#### SET EXERCISE
Write out each line in which the string "with" is present.

════════

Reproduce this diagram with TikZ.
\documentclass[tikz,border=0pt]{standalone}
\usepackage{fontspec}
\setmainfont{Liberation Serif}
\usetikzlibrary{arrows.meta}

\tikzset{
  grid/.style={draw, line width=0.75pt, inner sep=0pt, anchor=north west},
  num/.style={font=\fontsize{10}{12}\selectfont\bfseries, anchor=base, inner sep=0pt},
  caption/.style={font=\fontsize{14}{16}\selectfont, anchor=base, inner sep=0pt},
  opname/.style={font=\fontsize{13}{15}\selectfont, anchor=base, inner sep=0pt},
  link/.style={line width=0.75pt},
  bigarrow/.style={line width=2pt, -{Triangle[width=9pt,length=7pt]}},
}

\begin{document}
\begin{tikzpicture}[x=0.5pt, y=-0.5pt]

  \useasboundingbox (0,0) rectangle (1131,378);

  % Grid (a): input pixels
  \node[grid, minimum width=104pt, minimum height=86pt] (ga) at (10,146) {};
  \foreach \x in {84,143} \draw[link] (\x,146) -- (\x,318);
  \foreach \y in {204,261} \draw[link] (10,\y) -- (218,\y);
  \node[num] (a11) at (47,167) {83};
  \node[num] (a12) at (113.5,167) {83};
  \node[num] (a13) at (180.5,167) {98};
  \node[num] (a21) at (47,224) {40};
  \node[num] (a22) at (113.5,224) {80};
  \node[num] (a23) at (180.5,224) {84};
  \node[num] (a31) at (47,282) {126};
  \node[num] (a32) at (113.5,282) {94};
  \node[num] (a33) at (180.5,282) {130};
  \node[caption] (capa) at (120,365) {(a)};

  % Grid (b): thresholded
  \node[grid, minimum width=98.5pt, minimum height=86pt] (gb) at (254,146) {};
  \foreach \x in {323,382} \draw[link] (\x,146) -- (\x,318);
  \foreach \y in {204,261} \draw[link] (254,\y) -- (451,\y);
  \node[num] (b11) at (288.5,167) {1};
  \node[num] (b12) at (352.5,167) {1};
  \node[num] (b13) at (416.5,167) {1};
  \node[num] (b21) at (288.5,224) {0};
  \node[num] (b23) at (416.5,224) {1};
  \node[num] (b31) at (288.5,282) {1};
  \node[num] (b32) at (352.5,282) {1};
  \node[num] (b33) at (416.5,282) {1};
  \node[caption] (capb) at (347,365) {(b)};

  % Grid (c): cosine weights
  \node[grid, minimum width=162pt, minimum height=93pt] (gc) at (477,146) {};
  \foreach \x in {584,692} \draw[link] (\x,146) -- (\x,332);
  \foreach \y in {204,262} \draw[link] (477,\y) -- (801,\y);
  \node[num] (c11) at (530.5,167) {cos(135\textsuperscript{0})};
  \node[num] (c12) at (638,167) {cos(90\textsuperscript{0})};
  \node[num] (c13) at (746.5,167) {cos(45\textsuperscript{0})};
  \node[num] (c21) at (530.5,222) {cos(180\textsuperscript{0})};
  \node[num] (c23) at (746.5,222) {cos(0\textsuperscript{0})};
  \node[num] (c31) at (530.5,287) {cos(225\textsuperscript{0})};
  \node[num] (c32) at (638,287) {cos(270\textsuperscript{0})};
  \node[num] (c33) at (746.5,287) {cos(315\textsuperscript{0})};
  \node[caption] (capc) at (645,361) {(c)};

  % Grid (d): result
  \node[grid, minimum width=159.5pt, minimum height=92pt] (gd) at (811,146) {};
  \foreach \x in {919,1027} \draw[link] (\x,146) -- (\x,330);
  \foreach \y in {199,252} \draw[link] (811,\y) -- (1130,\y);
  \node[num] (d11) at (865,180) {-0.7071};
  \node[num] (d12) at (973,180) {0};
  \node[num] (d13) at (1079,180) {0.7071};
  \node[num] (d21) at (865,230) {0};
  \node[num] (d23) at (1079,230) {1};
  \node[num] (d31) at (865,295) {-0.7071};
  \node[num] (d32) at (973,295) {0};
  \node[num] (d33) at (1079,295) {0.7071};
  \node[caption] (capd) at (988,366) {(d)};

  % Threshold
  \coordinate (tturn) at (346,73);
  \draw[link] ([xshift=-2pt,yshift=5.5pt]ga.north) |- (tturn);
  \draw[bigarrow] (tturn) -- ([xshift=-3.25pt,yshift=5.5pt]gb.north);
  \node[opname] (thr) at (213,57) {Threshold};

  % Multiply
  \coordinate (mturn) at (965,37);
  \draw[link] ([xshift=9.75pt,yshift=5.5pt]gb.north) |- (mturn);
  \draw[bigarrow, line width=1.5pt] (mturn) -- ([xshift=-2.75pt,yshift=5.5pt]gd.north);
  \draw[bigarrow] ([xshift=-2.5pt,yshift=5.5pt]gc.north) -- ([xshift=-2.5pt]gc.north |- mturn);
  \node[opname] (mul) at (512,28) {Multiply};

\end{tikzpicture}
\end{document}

════════

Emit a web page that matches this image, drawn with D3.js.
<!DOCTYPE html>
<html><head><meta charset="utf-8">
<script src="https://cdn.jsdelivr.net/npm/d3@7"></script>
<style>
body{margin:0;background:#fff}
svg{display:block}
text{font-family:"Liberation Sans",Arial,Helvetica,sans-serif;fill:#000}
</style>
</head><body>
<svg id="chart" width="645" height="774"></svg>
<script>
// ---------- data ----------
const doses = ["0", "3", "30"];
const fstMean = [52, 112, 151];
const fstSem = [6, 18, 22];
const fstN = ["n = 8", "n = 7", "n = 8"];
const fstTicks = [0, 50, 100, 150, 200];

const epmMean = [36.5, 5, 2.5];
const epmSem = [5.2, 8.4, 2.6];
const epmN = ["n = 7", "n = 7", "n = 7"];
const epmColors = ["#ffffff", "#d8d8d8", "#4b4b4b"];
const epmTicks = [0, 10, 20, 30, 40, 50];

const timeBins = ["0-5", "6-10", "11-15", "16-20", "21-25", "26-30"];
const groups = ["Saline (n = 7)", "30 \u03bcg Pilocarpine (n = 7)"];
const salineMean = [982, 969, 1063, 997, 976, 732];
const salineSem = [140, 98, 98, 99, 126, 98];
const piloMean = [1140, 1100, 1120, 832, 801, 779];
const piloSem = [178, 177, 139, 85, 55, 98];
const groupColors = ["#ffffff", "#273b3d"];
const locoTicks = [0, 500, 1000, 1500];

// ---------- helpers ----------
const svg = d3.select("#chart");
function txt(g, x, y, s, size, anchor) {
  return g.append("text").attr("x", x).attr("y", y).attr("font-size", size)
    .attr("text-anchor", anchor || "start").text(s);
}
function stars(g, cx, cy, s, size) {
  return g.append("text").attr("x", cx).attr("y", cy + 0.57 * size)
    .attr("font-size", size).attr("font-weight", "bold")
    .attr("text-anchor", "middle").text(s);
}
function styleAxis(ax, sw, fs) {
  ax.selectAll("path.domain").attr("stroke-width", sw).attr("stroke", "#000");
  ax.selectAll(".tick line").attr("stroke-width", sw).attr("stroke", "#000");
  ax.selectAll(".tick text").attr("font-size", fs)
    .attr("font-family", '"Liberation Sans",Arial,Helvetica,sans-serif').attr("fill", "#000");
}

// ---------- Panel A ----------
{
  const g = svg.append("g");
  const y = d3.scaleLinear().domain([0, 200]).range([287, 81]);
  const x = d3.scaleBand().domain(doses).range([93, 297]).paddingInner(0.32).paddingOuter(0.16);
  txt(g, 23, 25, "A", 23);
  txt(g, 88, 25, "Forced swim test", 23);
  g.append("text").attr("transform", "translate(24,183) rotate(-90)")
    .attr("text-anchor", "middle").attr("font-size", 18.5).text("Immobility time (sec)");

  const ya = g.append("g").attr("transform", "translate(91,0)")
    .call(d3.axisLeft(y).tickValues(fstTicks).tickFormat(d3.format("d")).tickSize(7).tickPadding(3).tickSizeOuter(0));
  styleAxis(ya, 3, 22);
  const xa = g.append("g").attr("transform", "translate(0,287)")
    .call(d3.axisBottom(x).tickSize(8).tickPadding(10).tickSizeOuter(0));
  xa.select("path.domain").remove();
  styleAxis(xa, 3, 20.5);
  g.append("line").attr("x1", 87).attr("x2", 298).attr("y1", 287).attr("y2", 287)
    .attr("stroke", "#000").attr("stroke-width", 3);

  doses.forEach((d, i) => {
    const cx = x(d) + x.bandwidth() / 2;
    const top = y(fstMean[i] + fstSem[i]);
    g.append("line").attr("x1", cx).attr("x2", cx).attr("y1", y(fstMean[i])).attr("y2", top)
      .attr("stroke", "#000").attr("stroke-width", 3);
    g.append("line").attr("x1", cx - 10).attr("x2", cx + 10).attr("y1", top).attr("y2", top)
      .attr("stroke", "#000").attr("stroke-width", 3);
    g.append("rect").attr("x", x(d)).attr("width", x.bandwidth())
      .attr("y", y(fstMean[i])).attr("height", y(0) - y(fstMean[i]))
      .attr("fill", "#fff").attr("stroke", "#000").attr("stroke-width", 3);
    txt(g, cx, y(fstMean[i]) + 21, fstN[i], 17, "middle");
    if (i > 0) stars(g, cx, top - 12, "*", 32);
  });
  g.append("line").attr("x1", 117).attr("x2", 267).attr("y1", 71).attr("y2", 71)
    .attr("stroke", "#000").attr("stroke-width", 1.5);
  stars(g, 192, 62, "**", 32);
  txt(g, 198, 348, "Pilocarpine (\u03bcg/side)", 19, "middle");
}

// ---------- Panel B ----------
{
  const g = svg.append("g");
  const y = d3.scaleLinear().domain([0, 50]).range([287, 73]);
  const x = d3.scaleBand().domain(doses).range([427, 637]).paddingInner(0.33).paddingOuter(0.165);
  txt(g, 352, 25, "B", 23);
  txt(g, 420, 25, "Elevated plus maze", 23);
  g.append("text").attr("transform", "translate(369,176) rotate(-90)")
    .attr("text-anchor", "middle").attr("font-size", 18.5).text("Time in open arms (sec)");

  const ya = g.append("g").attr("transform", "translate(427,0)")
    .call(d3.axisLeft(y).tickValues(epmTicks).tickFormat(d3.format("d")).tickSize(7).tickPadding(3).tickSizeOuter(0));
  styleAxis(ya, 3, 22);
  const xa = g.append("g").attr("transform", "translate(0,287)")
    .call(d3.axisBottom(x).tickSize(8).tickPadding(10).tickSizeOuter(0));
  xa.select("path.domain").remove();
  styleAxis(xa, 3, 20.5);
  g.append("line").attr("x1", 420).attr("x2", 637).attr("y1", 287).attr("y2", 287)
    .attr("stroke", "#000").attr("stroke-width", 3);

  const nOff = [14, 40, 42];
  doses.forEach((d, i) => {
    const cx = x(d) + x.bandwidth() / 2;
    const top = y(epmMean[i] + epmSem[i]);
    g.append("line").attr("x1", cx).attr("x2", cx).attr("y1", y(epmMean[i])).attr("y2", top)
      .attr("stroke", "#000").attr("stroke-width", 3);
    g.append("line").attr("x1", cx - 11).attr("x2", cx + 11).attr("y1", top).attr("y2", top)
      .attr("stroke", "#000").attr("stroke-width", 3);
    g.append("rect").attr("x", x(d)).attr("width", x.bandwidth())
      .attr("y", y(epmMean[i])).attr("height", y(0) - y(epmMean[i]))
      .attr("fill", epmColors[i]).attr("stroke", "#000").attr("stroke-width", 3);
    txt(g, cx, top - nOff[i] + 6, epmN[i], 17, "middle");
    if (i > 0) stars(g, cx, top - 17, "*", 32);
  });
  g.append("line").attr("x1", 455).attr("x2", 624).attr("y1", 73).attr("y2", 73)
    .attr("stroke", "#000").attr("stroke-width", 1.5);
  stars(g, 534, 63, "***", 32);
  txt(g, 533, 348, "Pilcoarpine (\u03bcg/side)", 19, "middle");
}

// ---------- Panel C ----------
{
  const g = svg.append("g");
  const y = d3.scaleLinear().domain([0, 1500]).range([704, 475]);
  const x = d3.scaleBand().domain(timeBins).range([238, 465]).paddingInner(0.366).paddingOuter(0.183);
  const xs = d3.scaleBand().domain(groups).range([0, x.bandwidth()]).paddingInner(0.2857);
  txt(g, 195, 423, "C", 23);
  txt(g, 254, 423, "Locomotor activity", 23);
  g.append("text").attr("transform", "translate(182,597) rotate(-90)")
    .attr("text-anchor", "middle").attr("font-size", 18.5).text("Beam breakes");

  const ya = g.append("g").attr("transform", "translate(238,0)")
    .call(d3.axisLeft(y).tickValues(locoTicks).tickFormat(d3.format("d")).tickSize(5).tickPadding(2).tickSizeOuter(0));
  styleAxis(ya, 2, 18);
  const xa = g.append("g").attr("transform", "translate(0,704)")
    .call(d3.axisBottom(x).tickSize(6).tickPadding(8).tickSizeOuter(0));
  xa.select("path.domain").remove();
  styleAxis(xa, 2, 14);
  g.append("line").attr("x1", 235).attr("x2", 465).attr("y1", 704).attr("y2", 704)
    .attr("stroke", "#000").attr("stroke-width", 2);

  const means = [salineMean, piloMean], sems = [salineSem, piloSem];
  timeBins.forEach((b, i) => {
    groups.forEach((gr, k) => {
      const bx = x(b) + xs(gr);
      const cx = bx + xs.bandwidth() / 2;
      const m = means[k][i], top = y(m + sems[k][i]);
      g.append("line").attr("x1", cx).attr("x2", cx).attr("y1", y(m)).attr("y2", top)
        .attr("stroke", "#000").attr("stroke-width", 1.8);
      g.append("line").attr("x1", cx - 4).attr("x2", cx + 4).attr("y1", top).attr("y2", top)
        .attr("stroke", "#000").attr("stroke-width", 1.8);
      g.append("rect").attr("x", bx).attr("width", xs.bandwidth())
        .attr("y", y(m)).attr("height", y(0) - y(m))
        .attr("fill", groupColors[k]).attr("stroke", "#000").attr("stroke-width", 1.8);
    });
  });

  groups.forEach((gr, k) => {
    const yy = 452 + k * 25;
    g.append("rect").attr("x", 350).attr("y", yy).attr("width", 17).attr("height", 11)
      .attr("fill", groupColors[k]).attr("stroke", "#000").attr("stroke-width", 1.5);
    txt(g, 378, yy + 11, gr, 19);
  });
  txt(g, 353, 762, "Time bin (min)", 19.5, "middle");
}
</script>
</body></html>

════════

#### PROBLEM SOLUTION
Reproduce this diagram with TikZ.
Emit a web page that matches this image, drawn with D3.js.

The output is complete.